Device functions do not allow matrices of more than 8192 elements
Or, more probably, of more than 32kb.
I have the following code:
function [memory] = __device__ memtest1() memory = zeros(2047,4) for i = 0..size(memory,0)-1 for d = 0..3 memory[i,d] = tuple_count(max(i,d),d) end end end function [memory] = __device__ memtest2() memory = zeros(2049,4) for i = 0..size(memory,0)-1 for d = 0..3 memory[i,d] = tuple_count(max(i,d),d) end end end function [] = main( memtest1() memtest2() end
The first call works just fine (test by commenting out the second one), but the second one crashes to desktop for me.Weird, as I would expect quasar would simply execute this on the CPU when the memory footprint grows too large (which I assume happens anyhow because of the relative ease of the functions).
On a related note, it should probably not crash to desktop, but give a more graceful warning message that the memory passed a certain bound.

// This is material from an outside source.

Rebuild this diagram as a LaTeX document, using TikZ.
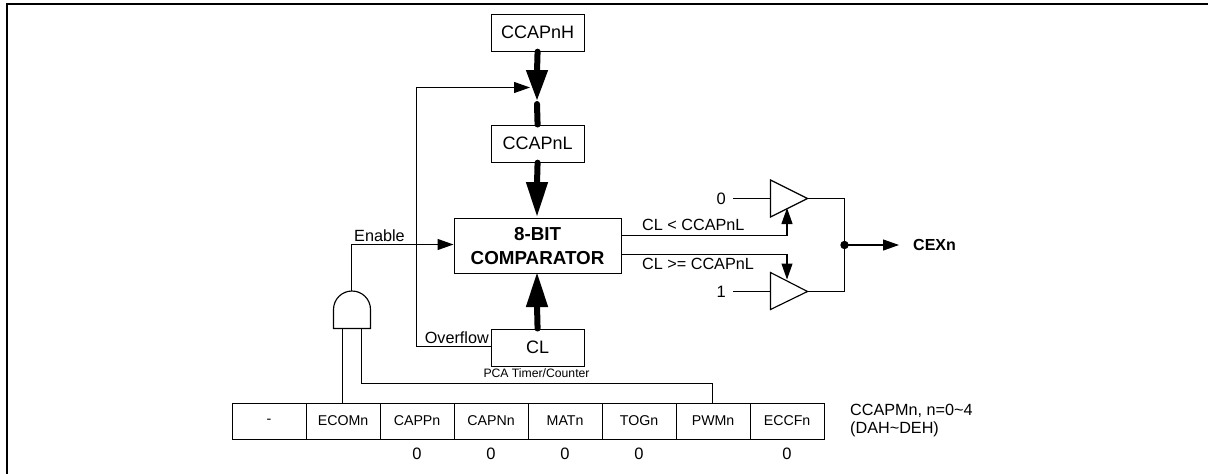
\documentclass[tikz,border=0pt]{standalone}
\usepackage{fontspec}
\setmainfont{Liberation Sans}
\usetikzlibrary{arrows.meta,calc}
\tikzset{
  x=1pt,y=-1pt,
  line/.style={draw=black,line width=1.15pt},
  box/.style={draw=black,line width=1.15pt,fill=white,inner sep=0pt,anchor=north west,font=\fontsize{18}{20}\selectfont},
  cell/.style={draw=black,line width=1.15pt,inner sep=0pt,minimum width=74pt,minimum height=36pt,anchor=north west,font=\fontsize{14.2}{16}\selectfont},
  lab/.style={inner sep=0pt,font=\fontsize{16.2}{18}\selectfont},
  arr/.style={line,-{Triangle[length=16pt,width=11pt]}},
  bus/.style={draw=black,line width=6pt,line cap=round},
  bushead/.style={draw=none,fill=black},
  dig/.style={inner sep=0pt,font=\fontsize{16.5}{18}\selectfont},
}
\begin{document}
\begin{tikzpicture}
\useasboundingbox (0,0) rectangle (1208,474);
\draw[line width=2.2pt] (7,474) -- (7,4) -- (1208,4);
% boxes
\node[box,minimum width=93pt,minimum height=37pt] (h) at (490.5,13.5) {CCAPnH};
\node[box,minimum width=93pt,minimum height=37pt] (l) at (490.5,124.5) {CCAPnL};
\node[box,minimum width=167pt,minimum height=55pt,align=center,font=\bfseries\fontsize{18.8}{24}\selectfont] (cmp) at (453.5,217.5) {8-BIT\\COMPARATOR};
\node[box,minimum width=93pt,minimum height=37pt] (cl) at (490.5,328.5) {CL};
\node[lab,font=\fontsize{12.2}{14}\selectfont] (pca) at (536.5,373) {PCA Timer/Counter};
% thick buses
\coordinate (m) at (537,100);
\draw[bus] (h.south) -- (537,72);
\fill[bushead] (525.8,70) -- (548.2,70) -- (m) -- cycle;
\draw[bus] (537,104) -- (l.north);
\draw[bus] (l.south) -- (537,184);
\fill[bushead] (525.8,182) -- (548.2,182) -- (537,216) -- cycle;
\draw[bus] (cl.north) -- (537,305);
\fill[bushead] (525.8,307) -- (548.2,307) -- (537,273) -- cycle;
% register
\node[cell] (r0) at (231.5,402.5) {-};
\node[cell] (r1) at (305.5,402.5) {ECOMn};
\node[cell] (r2) at (379.5,402.5) {CAPPn};
\node[cell] (r3) at (453.5,402.5) {CAPNn};
\node[cell] (r4) at (527.5,402.5) {MATn};
\node[cell] (r5) at (601.5,402.5) {TOGn};
\node[cell] (r6) at (675.5,402.5) {PWMn};
\node[cell] (r7) at (749.5,402.5) {ECCFn};
\foreach \c/\n in {r2/a,r3/b,r4/c,r5/d,r7/e}{\node[dig] (z\n) at ($(\c.south)+(0,14)$) {0};}
\node[lab,anchor=west,align=left,font=\fontsize{16.2}{17.5}\selectfont] (reg) at (850,420.5) {CCAPMn, n=0\textasciitilde4\\(DAH\textasciitilde DEH)};
% AND gate
\coordinate (gl) at (333.5,328.5);
\coordinate (gr) at (370.5,328.5);
\draw[line,fill=white] (gl) -- (333.5,309.5) arc[start angle=180,end angle=360,radius=18.5] -- (gr) -- cycle;
\coordinate (gt) at (351.5,291);
\coordinate (ge) at (351.5,244.5);
\coordinate (i1) at (342.5,328.5);
\coordinate (i2) at (361.5,328.5);
\draw[line] (i1) -- (i1 |- r1.north);
\coordinate (c1) at (361.5,383.5);
\coordinate (c2) at (712.5,383.5);
\draw[line] (i2) -- (c1) -- (c2) -- (c2 |- r6.north);
\draw[arr] (gt) -- (ge) -- (ge -| cmp.west);
\node[lab,anchor=south west] (en) at (354,242) {Enable};
% overflow
\coordinate (o1) at (416.5,346.5);
\coordinate (o2) at (416.5,87.5);
\coordinate (o3) at (530,87.5);
\draw[arr] (o1 -| cl.west) -- (o1) -- (o2) -- (o3);
\node[lab,anchor=south east] (ov) at (489,344) {Overflow};
% buffers
\coordinate (b1l) at (770.5,198.5); \coordinate (b1r) at (807.5,198.5);
\coordinate (b2l) at (770.5,291.5); \coordinate (b2r) at (807.5,291.5);
\draw[line,fill=white] (770.5,180) -- (b1r) -- (770.5,217) -- cycle;
\draw[line,fill=white] (770.5,272.5) -- (b2r) -- (770.5,309.5) -- cycle;
\node[dig,anchor=east] (v0) at (726,198.5) {0};
\node[dig,anchor=east] (v1) at (726,291.5) {1};
\draw[line] (733,198.5) -- (b1l);
\draw[line] (733,291.5) -- (b2l);
\coordinate (up) at (787,235.5);
\coordinate (dn) at (787,254.5);
\draw[arr] (up -| cmp.east) -- (up) -- (787,208);
\draw[arr] (dn -| cmp.east) -- (dn) -- (787,279.5);
\node[lab,anchor=base west] (lt) at (642,230) {CL < CCAPnL};
\node[lab,anchor=base west] (ge2) at (642,269) {CL >= CCAPnL};
\coordinate (j) at (844.5,245);
\draw[line] (b1r) -- (844.5,198.5) -- (844.5,291.5) -- (b2r);
\fill (j) circle (4.2);
\node[lab,anchor=west,font=\bfseries\fontsize{16}{18}\selectfont] (cex) at (913,245) {CEXn};
\coordinate (ce) at (899,245);
\draw[arr] (j) -- (ce);
\end{tikzpicture}
\end{document}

In the last release of Quasar, it is possible to configure the maximum amount of memory that can be allocated from a kernel function. Go to Redshift/Program settings/Runtime. I suggest reserving for example 128 MB of dynamic kernel memory, with a maximum block size of 128 KB (corresponding to +/- 32766 elements in 32-bit floating point precision or +/- 16382 elements in 64-bit precision – note that there are also some overhead bytes).
I will investigate more the crash issue in linux, the error message should be ((native function call) memtest1 – error from user-code: No allocator for object of the specified size!)